The Federal Reserve's small hike in interest rates Tuesday has revived a national dispute over what constitutes full employment. Economists, business people, labor leaders, and politicians are joining the fray.

To its critics, the Fed wants to prevent the bustling American economy from creating too many jobs. But, the Fed counters, too many jobs would mean workers could demand large wage increases because there are fewer unemployed workers to compete for their jobs. These rising wages could prompt businesses to raise prices.

"It was a ridiculous thing to do," says Robert Eisner, an economist at Northwestern University in Chicago. What he dislikes is the concept held by some Fed economists and policymakers that inflation will pick up when unemployment drops below a certain point. "I don't understand why prosperity is bad," says Lawrence Kudlow, chief economist of American Skandia Life Assurance Company in Shelton, Conn.

Mr. Eisner teases Fed officials by calling them "closet Marxists," because Marx held that capitalists wanted "a reserve army of the unemployed" to hold wages down.

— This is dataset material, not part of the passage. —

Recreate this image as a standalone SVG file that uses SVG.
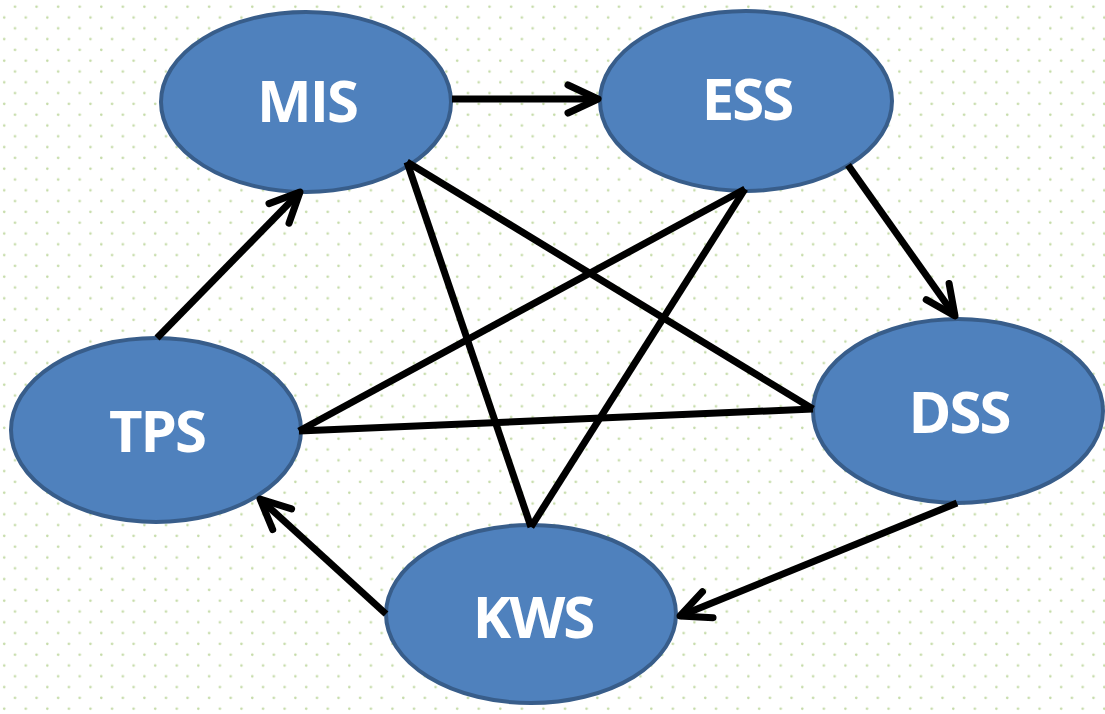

The modern term is NAIRU (non-accelerating-inflation rate of unemployment). Fed economists used to calculate NAIRU at 6.2 percent. But since unemployment has been below that rate for 2-1/2 years without clear signs of accelerating inflation, many economists have lowered their estimate for NAIRU.

The critics do not expect the Fed's shift in interest rates to create a recession. But they regard the Fed's action as unnecessary - and based on wrong economic theory. Some suspect the Fed will raise rates further at later policymaking sessions.

A vast majority of financial analysts, though, regard the Fed's action as wise and good for the economy in the long run. They agree with Fed chairman Alan Greenspan that because of the nine-months-or-so lag between a shift in interest rates and its impact on the economy, the Fed must act on the suspicion of accelerating inflation, rather than its actual presence.

"A prudent move," says Peter Kretzmer, an economist with NationsBank Capital Markets Inc. in New York. "The Fed got itself in a position where its credibility could have been damaged by not acting."

Both labor leaders and industrialists oppose the move, however.

"Tens of millions of Americans will be casualties," says David Smith, public policy director for the AFL-CIO, referring to the higher interest rates on credit-card balances, car loans, home-equity loans, and some mortgages they will soon pay.

He also takes "strong exception" to the thesis of Mr. Greenspan in congressional testimony that feelings of job insecurity have been salutary in restraining wages.

The National Association of Manufacturers' chief economist, Gordon Richards, argues that the Fed's action was unnecessary because real interest rates, after subtracting inflation, are already "quite high." He estimates NAIRU at 5.2 percent - below the February unemployment rate - and he holds that the economy is growing at a significantly slower rate than its potential.

So there is little chance inflation will accelerate, he says.

Another Northwestern University economist, Robert Gordon, whom Eisner likes to call "the guru of NAIRU," has marked down his estimate sharply to 5.3 percent - February's unemployment level.